Oireachtas Joint and Select Committees
Thursday, 22 March 2018
Joint Oireachtas Committee on Housing, Planning and Local Government
Project Ireland 2040: Discussion
9:30 am
Ms Alma Walsh:
I will pick up on the previous round of questions also and refocus on the alignment and sequencing we have been discussing in the past month through our engagement with local authorities and regional assemblies.
Mr. Cussen and Mr. Hogan have alluded to the fact that we are in a transition phase. We have been communicating what we see as the next steps and the road map for implementation in working with the regional assemblies and local authorities. Related to that and a matter which has been the focus of some comments today is the county development plan and its role. What is to happen to it? How is it to be aligned and what is the timeframe for it? The Bill before the Seanad includes amendments to prepare and allow for a deferral of all development plans nationally. The rationale for this is twofold. It will allow for national policy to be decided, followed by regional policy and then local policy which can be worked through the county and city development plan approach and, equally, the local area plan approach. This is a landscape on which the RSES has not yet been decided by each of the three regional assemblies. They are involved in that process and that is the policy priority for the remainder of the year and into early 2019. It would be inappropriate for local authorities to attempt to start to write or review a development plan without the regional signposting or policy being decided.
In terms of the hierarchy, what is being reinforced through the amendment of the Bill is that national policy will be decided ahead of regional and then county development plans. There are timelines that allow for a concertina effect. There will be a number of development plans which will have to initiate a plan review or pick it up after a pause and within a short timeframe after the RSES has been adopted. That allows for a kick-start of the development plan system once regional policy has been decided. Local authorities have been briefed on this issue, but the Bill has not yet been enacted and commenced. Until it is, the current status of plans remains in force. It is disruptive to the system in one sense, but the wider benefit in the longer term will ensure local authorities will not be without the guidance of national and regional policy in preparing their own plans. The focus for the remainder of the year is on regional assemblies preparing the three RSES plans. Local authorities are already involved in that process through the SPAs and technical working groups. We are encouraging that process to continue.

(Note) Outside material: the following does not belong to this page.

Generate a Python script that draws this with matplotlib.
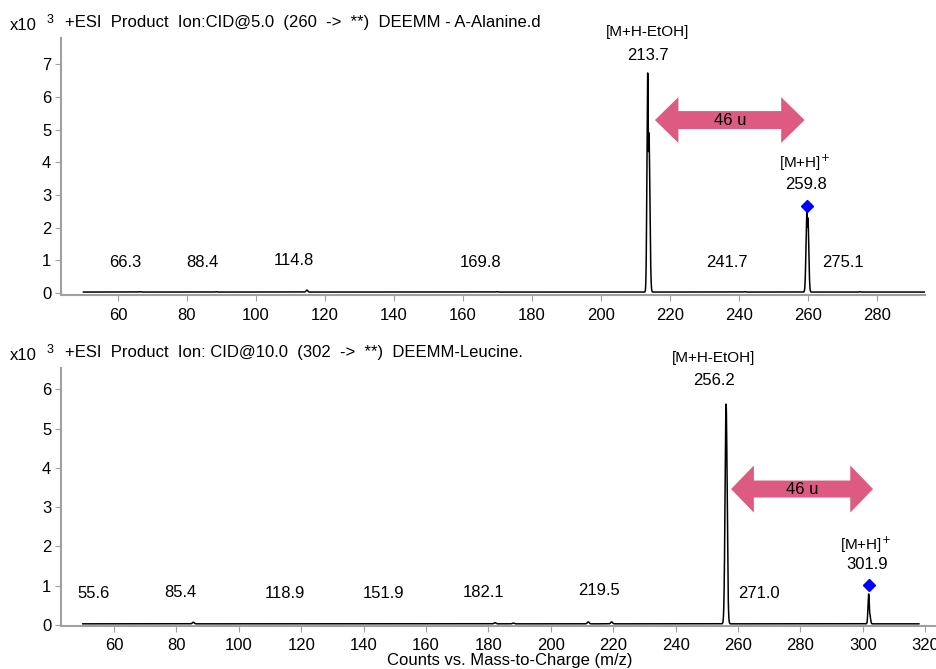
import matplotlib
matplotlib.use("Agg")
import matplotlib.pyplot as plt
from matplotlib.patches import Polygon
import numpy as np

plt.rcParams['font.family'] = ['Liberation Sans', 'DejaVu Sans']

# ---------------- data ----------------
# Panel 1: DEEMM - A-Alanine
top_title = "+ESI  Product  Ion:CID@5.0  (260  ->  **)  DEEMM - A-Alanine.d"
top_range = (50.0, 294.0)
top_base = 0.03
# peaks: m/z, intensity (x10^3), peak width (sigma, m/z)
top_peak_mz = [66.3, 88.4, 114.8, 169.8, 213.6, 213.95, 241.7, 259.75, 260.05, 275.1]
top_peak_int = [0.04, 0.04, 0.09, 0.04, 6.73, 4.90, 0.04, 2.50, 2.30, 0.04]
top_peak_sd = [0.25, 0.25, 0.25, 0.25, 0.22, 0.28, 0.25, 0.25, 0.25, 0.25]
top_labels = ["66.3", "88.4", "114.8", "169.8", "241.7", "275.1"]
top_label_x = [62.0, 84.6, 111.0, 165.2, 236.5, 270.1]
top_label_y = [0.92, 0.92, 0.98, 0.92, 0.92, 0.92]
top_main = ("[M+H-EtOH]", "213.7", 213.6, 7.98, 7.28)
top_prec = ("[M+H]$^{+}$", "259.8", 259.1, 3.98, 3.33)
top_diamond = (259.8, 2.66)
top_arrow = (215.7, 259.1, 5.29)
top_yticks = [0, 1, 2, 3, 4, 5, 6, 7]
top_xticks = [60, 80, 100, 120, 140, 160, 180, 200, 220, 240, 260, 280]

# Panel 2: DEEMM - Leucine
bot_title = "+ESI  Product  Ion: CID@10.0  (302  ->  **)  DEEMM-Leucine."
bot_range = (50.0, 318.0)
bot_base = 0.03
bot_peak_mz = [85.4, 182.1, 188.0, 212.0, 219.5, 256.2, 301.9, 302.2]
bot_peak_int = [0.07, 0.06, 0.05, 0.08, 0.08, 5.62, 0.79, 0.30]
bot_peak_sd = [0.3, 0.3, 0.3, 0.3, 0.3, 0.33, 0.22, 0.25]
bot_labels = ["55.6", "85.4", "118.9", "151.9", "182.1", "219.5", "271.0"]
bot_label_x = [53.3, 81.2, 114.8, 146.5, 178.3, 215.4, 266.7]
bot_label_y = [0.81, 0.84, 0.79, 0.79, 0.84, 0.89, 0.81]
bot_main = ("[M+H-EtOH]", "256.2", 252.3, 6.79, 6.23)
bot_prec = ("[M+H]$^{+}$", "301.9", 300.8, 2.04, 1.53)
bot_diamond = (301.9, 1.02)
bot_arrow = (257.8, 303.3, 3.46)
bot_yticks = [0, 1, 2, 3, 4, 5, 6]
bot_xticks = [60, 80, 100, 120, 140, 160, 180, 200, 220, 240, 260, 280, 300, 320]

PINK = "#dd5b80"
GRAY = "#a0a0a0"
FS = 12


def profile(rng, base, mz, inten, sd):
    xs = np.arange(rng[0], rng[1], 0.01)
    ys = np.full_like(xs, base)
    for m, h, s in zip(mz, inten, sd):
        ys = np.maximum(ys, base + (h - base) * np.exp(-0.5 * ((xs - m) / s) ** 2))
    return xs, ys


def double_arrow(ax, x0, x1, yc, head_len, head_h, body_h):
    pts = [
        (x0, yc),
        (x0 + head_len, yc + head_h),
        (x0 + head_len, yc + body_h),
        (x1 - head_len, yc + body_h),
        (x1 - head_len, yc + head_h),
        (x1, yc),
        (x1 - head_len, yc - head_h),
        (x1 - head_len, yc - body_h),
        (x0 + head_len, yc - body_h),
        (x0 + head_len, yc - head_h),
    ]
    ax.add_patch(Polygon(pts, closed=True, facecolor=PINK, edgecolor='none', zorder=3))
    ax.text((x0 + x1) / 2, yc, "46 u", ha='center', va='center', fontsize=FS, zorder=4)


def style(ax, xlim, ylim, xticks, yticks):
    ax.set_xlim(*xlim)
    ax.set_ylim(*ylim)
    ax.set_xticks(xticks)
    ax.set_yticks(yticks)
    for s in ['top', 'right']:
        ax.spines[s].set_visible(False)
    for s in ['left', 'bottom']:
        ax.spines[s].set_color(GRAY)
        ax.spines[s].set_linewidth(1.5)
    ax.tick_params(axis='both', colors=GRAY, labelcolor='black', labelsize=FS,
                   length=4, width=0.8, direction='out')
    ax.tick_params(axis='x', pad=5)
    ax.tick_params(axis='y', pad=3)


fig = plt.figure(figsize=(9.37, 6.69), dpi=100)

W, H = 937, 669
ax1 = fig.add_axes([61 / W, 1 - 295 / H, (925 - 61) / W, (295 - 38) / H])
ax2 = fig.add_axes([61 / W, 1 - 626 / H, (937 - 61) / W, (626 - 368) / H])

panels = [
    (ax1, top_title, top_range, top_base, top_peak_mz, top_peak_int, top_peak_sd,
     top_labels, top_label_x, top_label_y, top_main, top_prec, top_diamond, top_arrow,
     (43.5, 294.0), (-0.06, 7.8), top_xticks, top_yticks, (6.8, 0.70, 0.275), 32),
    (ax2, bot_title, bot_range, bot_base, bot_peak_mz, bot_peak_int, bot_peak_sd,
     bot_labels, bot_label_x, bot_label_y, bot_main, bot_prec, bot_diamond, bot_arrow,
     (43.0, 323.8), (-0.025, 6.54), bot_xticks, bot_yticks, (7.3, 0.60, 0.216), 362),
]

for (ax, title, rng, base, mz, inten, sd, labs, lx, ly, main, prec, dia, arr,
     xlim, ylim, xt, yt, arrdims, ty) in panels:
    x, y = profile(rng, base, mz, inten, sd)
    ax.plot(x, y, color='black', lw=1.1, zorder=2)
    for t, xx, yy in zip(labs, lx, ly):
        ax.text(xx, yy, t, ha='center', va='center', fontsize=FS)
    ax.text(main[2], main[3], main[0], ha='center', va='center', fontsize=FS - 1, clip_on=False)
    ax.text(main[2], main[4], main[1], ha='center', va='center', fontsize=FS)
    ax.text(prec[2], prec[3], prec[0], ha='center', va='center', fontsize=FS - 1)
    ax.text(prec[2] + 0.5, prec[4], prec[1], ha='center', va='center', fontsize=FS)
    ax.plot([dia[0]], [dia[1]], marker='D', color='#0000ff', markersize=6, zorder=4)
    double_arrow(ax, arr[0], arr[1], arr[2], *arrdims)
    style(ax, xlim, ylim, xt, yt)
    fig.text(10 / W, 1 - (ty - 7) / H, "x10", fontsize=FS, va='center', ha='left')
    fig.text(47 / W, 1 - (ty - 12) / H, "3", fontsize=FS - 3, va='center', ha='left')
    fig.text(65 / W, 1 - (ty - 10) / H, title, fontsize=FS, va='center', ha='left')

fig.text(510 / W, 1 - 661 / H, "Counts vs. Mass-to-Charge (m/z)", fontsize=FS,
         ha='center', va='center')

fig.savefig("out.png", dpi=100)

Another large theme which has emerged through submissions and our engagement is single housing in the countryside. It is important to speak about rural housing in a wider housing context. The NPF has suggested to local authorities the preparation of a housing need demand assessment. It is not designed to replace current housing strategies, but it is a composite methodology to allow a local authority as both the planning and housing authority to understand housing needs over the plan period and estimate and project what the tenure will be and for whom it will cater. It could be for people over 65 years of age or an assessment of how much student accommodation is required. It will be about how much affordable housing is required and what the private market has the potential to deliver. Part of it will be about how rural housing fits into the overall picture and it will differ for every local authority. To supplement it, the national planning framework does not amend rural housing policy, as it stands. It acknowledges the different local authority policies in place, of which there are 29 to 30. While all of them are based on the sustainable rural housing guidelines, their application has caused difficulties in some cases. What we are saying is we need a composite picture of what is required and what the baseline is. That goes back to what Mr. Hogan said about development plans working from out-of-date population projections. We are trying to realign and re-establish the system in order that we will support both executives and elected members in decision-making based on up-to-date evidence - everything from census results to HNDA, allowing a more effective core strategy to come into force.
Deputy Barry Cowen referred to the onerous nature of a development plan. It is a two-year review process and there are allocated times for the public, the executive and members to deal with it. It is certainly onerous. While the professional expertise of a council is available to members and the executive is in place to advise, there are plenty of examples of where the executive has also needed professional assistance. For example, there is the matter of a strategic environmental assessment where ecological expertise is required to enable an appropriate assessment to be made or where a strategic flood risk assessment is required. That is all to the benefit of the wider plan and the members where the expertise is taken on board. The advice is designed to be presented to the members. It is absolutely acknowledged that the process is onerous and time consuming, in particular given the volume of documentation involved.
There are a couple of other points on which to pick up. On the all-island dimension and the engagement at the later stages of finalisation of the NPF, it was slightly more difficult when the political establishment was not in force to allow political engagement to happen. However, we have involved our colleagues in the North of Ireland and engaged with them. The chief planner in the North was invited and sat on the advisory group for the national planning framework. There very much was a presence and engagement which we were conscious of securing.
In the case of Drogheda, there was a significant number of submissions received, albeit I do not have the figure.